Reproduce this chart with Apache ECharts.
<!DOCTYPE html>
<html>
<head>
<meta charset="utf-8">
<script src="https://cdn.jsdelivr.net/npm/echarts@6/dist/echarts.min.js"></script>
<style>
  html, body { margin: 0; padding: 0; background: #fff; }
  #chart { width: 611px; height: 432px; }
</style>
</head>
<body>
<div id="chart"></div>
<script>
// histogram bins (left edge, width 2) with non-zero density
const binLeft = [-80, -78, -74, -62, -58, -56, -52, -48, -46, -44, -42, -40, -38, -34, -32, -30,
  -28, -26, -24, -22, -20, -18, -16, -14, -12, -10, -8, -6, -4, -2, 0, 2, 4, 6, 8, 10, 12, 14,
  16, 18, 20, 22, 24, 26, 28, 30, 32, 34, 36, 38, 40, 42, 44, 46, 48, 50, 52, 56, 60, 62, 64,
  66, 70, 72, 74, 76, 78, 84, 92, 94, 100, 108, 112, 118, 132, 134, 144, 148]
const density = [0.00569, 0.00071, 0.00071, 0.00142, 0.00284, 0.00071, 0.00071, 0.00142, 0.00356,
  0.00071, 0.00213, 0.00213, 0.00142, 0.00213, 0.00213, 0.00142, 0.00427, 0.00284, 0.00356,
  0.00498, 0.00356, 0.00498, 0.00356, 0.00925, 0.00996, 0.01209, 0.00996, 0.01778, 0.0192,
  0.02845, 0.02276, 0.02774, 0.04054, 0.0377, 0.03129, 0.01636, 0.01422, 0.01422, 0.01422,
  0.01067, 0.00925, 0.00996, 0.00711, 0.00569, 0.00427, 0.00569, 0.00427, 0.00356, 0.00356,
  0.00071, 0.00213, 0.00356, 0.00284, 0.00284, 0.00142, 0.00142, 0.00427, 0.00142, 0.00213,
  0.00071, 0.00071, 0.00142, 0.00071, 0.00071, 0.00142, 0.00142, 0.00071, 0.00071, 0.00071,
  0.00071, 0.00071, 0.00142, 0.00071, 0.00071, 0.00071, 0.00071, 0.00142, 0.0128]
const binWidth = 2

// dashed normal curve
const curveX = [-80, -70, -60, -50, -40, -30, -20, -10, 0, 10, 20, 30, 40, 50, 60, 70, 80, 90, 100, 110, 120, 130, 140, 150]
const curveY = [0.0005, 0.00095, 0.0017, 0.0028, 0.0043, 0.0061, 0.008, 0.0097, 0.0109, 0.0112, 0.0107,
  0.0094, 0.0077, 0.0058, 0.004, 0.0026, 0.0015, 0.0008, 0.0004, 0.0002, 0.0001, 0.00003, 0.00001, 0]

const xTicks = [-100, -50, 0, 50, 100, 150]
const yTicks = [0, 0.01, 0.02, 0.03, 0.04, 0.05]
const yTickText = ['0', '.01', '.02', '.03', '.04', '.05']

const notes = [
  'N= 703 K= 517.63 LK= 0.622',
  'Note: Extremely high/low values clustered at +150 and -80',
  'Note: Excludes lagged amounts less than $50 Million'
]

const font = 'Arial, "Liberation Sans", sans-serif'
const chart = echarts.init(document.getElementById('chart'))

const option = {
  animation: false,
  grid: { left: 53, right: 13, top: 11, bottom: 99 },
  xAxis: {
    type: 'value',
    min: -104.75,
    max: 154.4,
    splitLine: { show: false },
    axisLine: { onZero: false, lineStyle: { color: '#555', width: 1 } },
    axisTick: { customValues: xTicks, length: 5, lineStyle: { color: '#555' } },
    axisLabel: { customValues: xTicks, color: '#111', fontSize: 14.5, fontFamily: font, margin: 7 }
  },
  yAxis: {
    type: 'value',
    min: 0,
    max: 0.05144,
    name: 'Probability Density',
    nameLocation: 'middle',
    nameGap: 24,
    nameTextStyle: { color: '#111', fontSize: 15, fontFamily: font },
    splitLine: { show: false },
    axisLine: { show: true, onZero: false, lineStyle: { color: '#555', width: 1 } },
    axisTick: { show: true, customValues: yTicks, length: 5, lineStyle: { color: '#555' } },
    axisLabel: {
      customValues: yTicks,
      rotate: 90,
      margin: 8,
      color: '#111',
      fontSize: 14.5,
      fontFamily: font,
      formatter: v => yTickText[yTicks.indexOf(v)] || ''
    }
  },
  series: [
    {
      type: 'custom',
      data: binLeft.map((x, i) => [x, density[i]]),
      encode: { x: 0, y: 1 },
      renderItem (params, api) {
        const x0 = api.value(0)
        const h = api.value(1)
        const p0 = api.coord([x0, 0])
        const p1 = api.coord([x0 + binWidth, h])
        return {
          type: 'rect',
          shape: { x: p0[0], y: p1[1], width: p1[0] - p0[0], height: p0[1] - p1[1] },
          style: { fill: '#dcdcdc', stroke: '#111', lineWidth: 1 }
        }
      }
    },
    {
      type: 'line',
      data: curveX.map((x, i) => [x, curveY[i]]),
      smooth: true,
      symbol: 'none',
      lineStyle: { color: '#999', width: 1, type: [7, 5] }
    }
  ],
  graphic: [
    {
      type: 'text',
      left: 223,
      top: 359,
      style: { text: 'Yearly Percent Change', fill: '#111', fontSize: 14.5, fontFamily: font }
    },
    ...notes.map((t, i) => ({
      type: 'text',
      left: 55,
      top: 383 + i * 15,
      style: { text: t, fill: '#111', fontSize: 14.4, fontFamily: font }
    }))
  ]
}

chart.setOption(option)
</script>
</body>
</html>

-----

Using the listing above, return all lines where the word "with" occurs.

• Answer for the task:
Reproduce this chart with Apache ECharts.
// histogram bins (left edge, width 2) with non-zero density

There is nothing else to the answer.